In one case highlighted in the report, a 19-year-old student from Johannesburg died in 2016 following complications from an unsafe abortion. A United Nations representative blamed health system deficiencies, stigma and discrimination as contributing factors in the woman’s death.
Other deaths due to unsafe abortions are harder to document. The briefing highlights the need for disaggregated data on deaths resulting from abortion within the government’s monitoring of pregnancy-related deaths.
It also warns that the implementation of the CTOPA remains inadequate, and could result in violations of the government’s obligations under international human rights law. Under regional and international human rights standards, South Africa has a duty to ensure that conscientious objection does not impact on access to services and that a functioning referral process guarantees timely and appropriate quality care to every person seeking an abortion.
The briefing also highlights the confusion around the limits of conscientious objection and health care professionals’ duties in relation to providing abortion care.
Under the right to Freedom of Conscience in the South African Constitution, health care professionals are understood to have the right to refuse to perform an abortion in certain cases, but never in emergencies, or where the woman or girl’s life is at risk.

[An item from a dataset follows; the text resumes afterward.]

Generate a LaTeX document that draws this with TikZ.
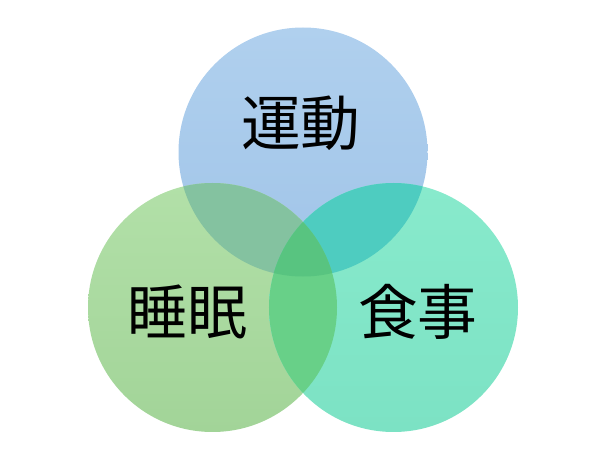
\documentclass[tikz,border=0pt]{standalone}
\usepackage{fontspec}
\newfontfamily\jpfont{Noto Sans CJK JP}
\definecolor{undouTop}{HTML}{B0D0EE}
\definecolor{undouBot}{HTML}{A0C4E8}
\definecolor{suiminTop}{HTML}{B2E0A8}
\definecolor{suiminBot}{HTML}{A2D498}
\definecolor{shokujiTop}{HTML}{88EACC}
\definecolor{shokujiBot}{HTML}{7CE2C4}
\definecolor{undouSuimin}{HTML}{84C2A0}
\definecolor{undouShokuji}{HTML}{4ECCC0}
\definecolor{suiminShokuji}{HTML}{68D088}
\definecolor{allThree}{HTML}{58C480}
\begin{document}
\begin{tikzpicture}
        [ring/.style={circle, minimum size=4.98cm, inner sep=0pt},
        word/.style={font=\jpfont\fontsize{34}{40}\selectfont, text=black}]
        \useasboundingbox (0,0) rectangle (12.14,-9.44);
        \node[ring, top color=undouTop, bottom color=undouBot] (U) at (6.06,-3.04) {};
        \node[ring, top color=suiminTop, bottom color=suiminBot] (S) at (4.25,-6.15) {};
        \node[ring, top color=shokujiTop, bottom color=shokujiBot] (F) at (7.87,-6.15) {};
        
        % overlaps
        \begin{scope}
            \clip (U.center) circle[radius=2.49cm];
            \fill[undouSuimin] (S.center) circle[radius=2.49cm];
            \fill[undouShokuji] (F.center) circle[radius=2.49cm];
        \end{scope}
        \begin{scope}
            \clip (S.center) circle[radius=2.49cm];
            \fill[suiminShokuji] (F.center) circle[radius=2.49cm];
            \clip (F.center) circle[radius=2.49cm];
            \fill[allThree] (U.center) circle[radius=2.49cm];
        \end{scope}
        
        \node[word] (undou) at (6.02,-2.46) {運動};
        \node[word] (suimin) at (3.75,-6.23) {睡眠};
        \node[word] (shokuji) at (8.36,-6.23) {食事};
    
    \end{tikzpicture}
\end{document}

The CTOPA further stipulates that any person who prevents or obstructs access to legal abortion services is guilty of an offence, punishable by a fine or imprisonment.
“The lack of clear policy guidelines to service providers creates a vacuum and allows conscientious objection to be applied inconsistently,” said Muleya Mwananyanda.
“A woman’s right to life, health and dignity must always take precedence over the right of a health care professional to exercise conscientious objection to performing an abortion. This is not the reality in South Africa. Regulation and clear policy guidelines are urgently required to correct the current vacuum.”